Given request: Repeat the material verbatim and drop the pictures.

Dataset extract:
--------

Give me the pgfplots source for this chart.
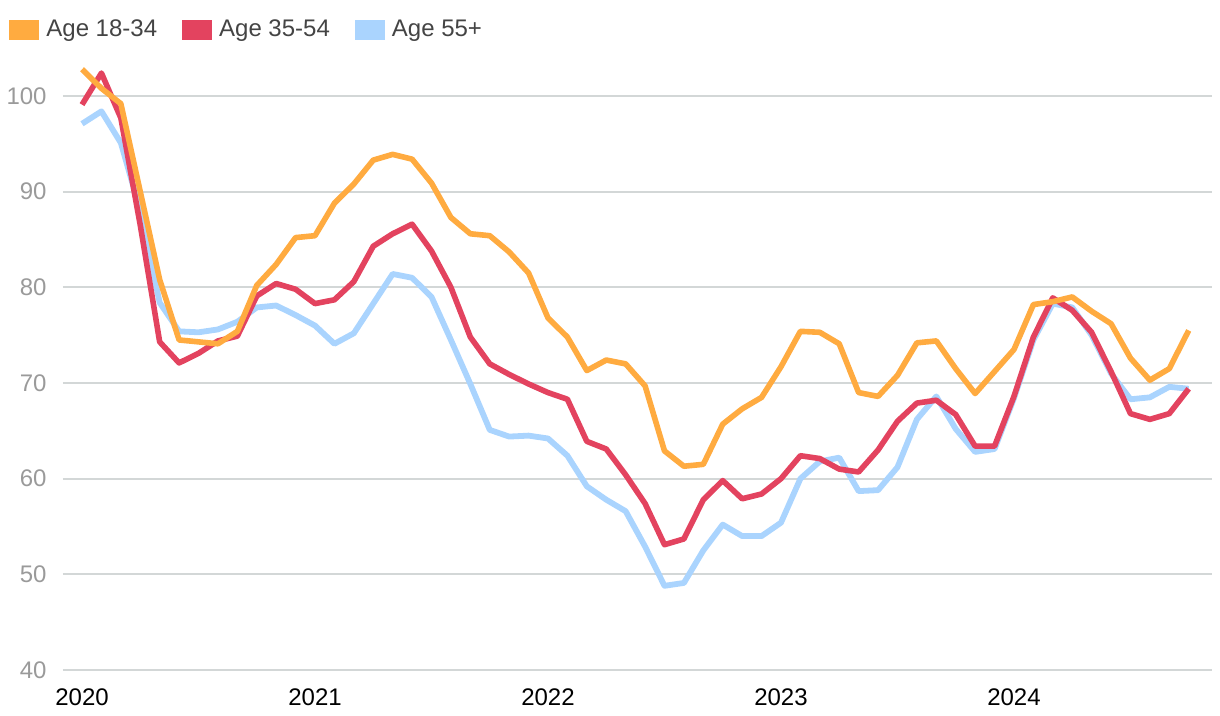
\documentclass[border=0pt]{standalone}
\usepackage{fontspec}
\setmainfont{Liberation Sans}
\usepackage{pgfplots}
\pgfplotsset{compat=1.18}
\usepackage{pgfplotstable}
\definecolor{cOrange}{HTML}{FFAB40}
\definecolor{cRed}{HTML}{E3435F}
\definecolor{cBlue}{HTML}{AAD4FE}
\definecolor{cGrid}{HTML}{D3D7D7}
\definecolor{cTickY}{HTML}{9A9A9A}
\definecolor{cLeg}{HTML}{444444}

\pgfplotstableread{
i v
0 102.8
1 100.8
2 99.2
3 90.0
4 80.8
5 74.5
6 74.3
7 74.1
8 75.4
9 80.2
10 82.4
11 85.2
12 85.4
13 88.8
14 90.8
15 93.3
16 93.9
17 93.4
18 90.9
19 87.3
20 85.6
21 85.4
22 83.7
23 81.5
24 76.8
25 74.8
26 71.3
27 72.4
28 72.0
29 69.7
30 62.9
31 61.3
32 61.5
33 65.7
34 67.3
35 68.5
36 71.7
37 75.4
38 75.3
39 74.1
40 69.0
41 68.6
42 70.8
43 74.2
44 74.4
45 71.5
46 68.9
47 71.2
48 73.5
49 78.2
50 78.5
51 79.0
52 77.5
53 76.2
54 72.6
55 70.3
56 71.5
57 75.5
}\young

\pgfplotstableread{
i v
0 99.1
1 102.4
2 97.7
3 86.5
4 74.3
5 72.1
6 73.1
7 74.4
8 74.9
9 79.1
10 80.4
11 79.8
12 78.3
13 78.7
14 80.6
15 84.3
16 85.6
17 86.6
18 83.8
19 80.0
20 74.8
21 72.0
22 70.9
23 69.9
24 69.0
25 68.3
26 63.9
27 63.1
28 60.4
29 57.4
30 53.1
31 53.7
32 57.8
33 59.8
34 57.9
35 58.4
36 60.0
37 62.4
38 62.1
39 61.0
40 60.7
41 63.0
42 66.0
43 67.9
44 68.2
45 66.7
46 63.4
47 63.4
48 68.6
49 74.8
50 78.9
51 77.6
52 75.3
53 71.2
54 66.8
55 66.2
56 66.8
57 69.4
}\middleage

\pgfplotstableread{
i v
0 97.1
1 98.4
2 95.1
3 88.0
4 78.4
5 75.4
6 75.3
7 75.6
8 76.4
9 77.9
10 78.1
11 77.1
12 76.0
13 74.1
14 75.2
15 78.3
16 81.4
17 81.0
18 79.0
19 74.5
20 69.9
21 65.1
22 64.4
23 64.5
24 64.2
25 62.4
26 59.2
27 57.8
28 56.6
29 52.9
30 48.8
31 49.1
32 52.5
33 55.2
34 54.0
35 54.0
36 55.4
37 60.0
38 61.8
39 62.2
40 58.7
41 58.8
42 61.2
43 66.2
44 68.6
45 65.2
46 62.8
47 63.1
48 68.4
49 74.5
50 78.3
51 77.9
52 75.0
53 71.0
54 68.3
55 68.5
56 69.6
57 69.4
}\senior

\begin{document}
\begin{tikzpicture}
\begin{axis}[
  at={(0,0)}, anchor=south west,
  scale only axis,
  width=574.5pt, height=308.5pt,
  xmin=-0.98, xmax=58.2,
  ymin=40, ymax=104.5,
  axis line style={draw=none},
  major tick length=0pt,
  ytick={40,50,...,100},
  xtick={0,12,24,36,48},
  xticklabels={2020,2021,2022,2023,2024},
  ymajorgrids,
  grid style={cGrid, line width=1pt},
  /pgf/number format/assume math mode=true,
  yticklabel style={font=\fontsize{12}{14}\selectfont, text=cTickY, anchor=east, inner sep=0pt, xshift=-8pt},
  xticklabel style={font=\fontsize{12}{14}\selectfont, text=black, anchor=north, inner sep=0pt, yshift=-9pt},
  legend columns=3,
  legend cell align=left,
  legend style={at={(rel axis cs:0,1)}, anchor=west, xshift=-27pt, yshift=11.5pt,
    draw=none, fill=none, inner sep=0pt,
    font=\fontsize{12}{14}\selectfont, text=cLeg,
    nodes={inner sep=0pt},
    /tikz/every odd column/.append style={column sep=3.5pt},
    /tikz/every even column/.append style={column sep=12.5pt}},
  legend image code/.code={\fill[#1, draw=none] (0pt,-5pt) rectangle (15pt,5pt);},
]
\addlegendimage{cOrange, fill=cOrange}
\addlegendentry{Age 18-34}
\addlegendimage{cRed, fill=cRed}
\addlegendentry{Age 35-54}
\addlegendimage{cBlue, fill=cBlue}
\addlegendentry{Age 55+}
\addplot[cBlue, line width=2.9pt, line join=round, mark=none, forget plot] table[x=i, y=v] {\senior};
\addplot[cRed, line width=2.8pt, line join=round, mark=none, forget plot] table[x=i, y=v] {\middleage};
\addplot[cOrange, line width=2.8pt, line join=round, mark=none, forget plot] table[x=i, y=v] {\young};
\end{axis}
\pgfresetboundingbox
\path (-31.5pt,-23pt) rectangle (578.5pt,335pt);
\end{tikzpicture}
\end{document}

--------

Right answer:
Give me the pgfplots source for this chart.
\documentclass[border=0pt]{standalone}
\usepackage{fontspec}
\setmainfont{Liberation Sans}
\usepackage{pgfplots}
\pgfplotsset{compat=1.18}
\usepackage{pgfplotstable}
\definecolor{cOrange}{HTML}{FFAB40}
\definecolor{cRed}{HTML}{E3435F}
\definecolor{cBlue}{HTML}{AAD4FE}
\definecolor{cGrid}{HTML}{D3D7D7}
\definecolor{cTickY}{HTML}{9A9A9A}
\definecolor{cLeg}{HTML}{444444}

\pgfplotstableread{
i v
0 102.8
1 100.8
2 99.2
3 90.0
4 80.8
5 74.5
6 74.3
7 74.1
8 75.4
9 80.2
10 82.4
11 85.2
12 85.4
13 88.8
14 90.8
15 93.3
16 93.9
17 93.4
18 90.9
19 87.3
20 85.6
21 85.4
22 83.7
23 81.5
24 76.8
25 74.8
26 71.3
27 72.4
28 72.0
29 69.7
30 62.9
31 61.3
32 61.5
33 65.7
34 67.3
35 68.5
36 71.7
37 75.4
38 75.3
39 74.1
40 69.0
41 68.6
42 70.8
43 74.2
44 74.4
45 71.5
46 68.9
47 71.2
48 73.5
49 78.2
50 78.5
51 79.0
52 77.5
53 76.2
54 72.6
55 70.3
56 71.5
57 75.5
}\young

\pgfplotstableread{
i v
0 99.1
1 102.4
2 97.7
3 86.5
4 74.3
5 72.1
6 73.1
7 74.4
8 74.9
9 79.1
10 80.4
11 79.8
12 78.3
13 78.7
14 80.6
15 84.3
16 85.6
17 86.6
18 83.8
19 80.0
20 74.8
21 72.0
22 70.9
23 69.9
24 69.0
25 68.3
26 63.9
27 63.1
28 60.4
29 57.4
30 53.1
31 53.7
32 57.8
33 59.8
34 57.9
35 58.4
36 60.0
37 62.4
38 62.1
39 61.0
40 60.7
41 63.0
42 66.0
43 67.9
44 68.2
45 66.7
46 63.4
47 63.4
48 68.6
49 74.8
50 78.9
51 77.6
52 75.3
53 71.2
54 66.8
55 66.2
56 66.8
57 69.4
}\middleage

\pgfplotstableread{
i v
0 97.1
1 98.4
2 95.1
3 88.0
4 78.4
5 75.4
6 75.3
7 75.6
8 76.4
9 77.9
10 78.1
11 77.1
12 76.0
13 74.1
14 75.2
15 78.3
16 81.4
17 81.0
18 79.0
19 74.5
20 69.9
21 65.1
22 64.4
23 64.5
24 64.2
25 62.4
26 59.2
27 57.8
28 56.6
29 52.9
30 48.8
31 49.1
32 52.5
33 55.2
34 54.0
35 54.0
36 55.4
37 60.0
38 61.8
39 62.2
40 58.7
41 58.8
42 61.2
43 66.2
44 68.6
45 65.2
46 62.8
47 63.1
48 68.4
49 74.5
50 78.3
51 77.9
52 75.0
53 71.0
54 68.3
55 68.5
56 69.6
57 69.4
}\senior

\begin{document}
\begin{tikzpicture}
\begin{axis}[
  at={(0,0)}, anchor=south west,
  scale only axis,
  width=574.5pt, height=308.5pt,
  xmin=-0.98, xmax=58.2,
  ymin=40, ymax=104.5,
  axis line style={draw=none},
  major tick length=0pt,
  ytick={40,50,...,100},
  xtick={0,12,24,36,48},
  xticklabels={2020,2021,2022,2023,2024},
  ymajorgrids,
  grid style={cGrid, line width=1pt},
  /pgf/number format/assume math mode=true,
  yticklabel style={font=\fontsize{12}{14}\selectfont, text=cTickY, anchor=east, inner sep=0pt, xshift=-8pt},
  xticklabel style={font=\fontsize{12}{14}\selectfont, text=black, anchor=north, inner sep=0pt, yshift=-9pt},
  legend columns=3,
  legend cell align=left,
  legend style={at={(rel axis cs:0,1)}, anchor=west, xshift=-27pt, yshift=11.5pt,
    draw=none, fill=none, inner sep=0pt,
    font=\fontsize{12}{14}\selectfont, text=cLeg,
    nodes={inner sep=0pt},
    /tikz/every odd column/.append style={column sep=3.5pt},
    /tikz/every even column/.append style={column sep=12.5pt}},
  legend image code/.code={\fill[#1, draw=none] (0pt,-5pt) rectangle (15pt,5pt);},
]
\addlegendimage{cOrange, fill=cOrange}
\addlegendentry{Age 18-34}
\addlegendimage{cRed, fill=cRed}
\addlegendentry{Age 35-54}
\addlegendimage{cBlue, fill=cBlue}
\addlegendentry{Age 55+}
\addplot[cBlue, line width=2.9pt, line join=round, mark=none, forget plot] table[x=i, y=v] {\senior};
\addplot[cRed, line width=2.8pt, line join=round, mark=none, forget plot] table[x=i, y=v] {\middleage};
\addplot[cOrange, line width=2.8pt, line join=round, mark=none, forget plot] table[x=i, y=v] {\young};
\end{axis}
\pgfresetboundingbox
\path (-31.5pt,-23pt) rectangle (578.5pt,335pt);
\end{tikzpicture}
\end{document}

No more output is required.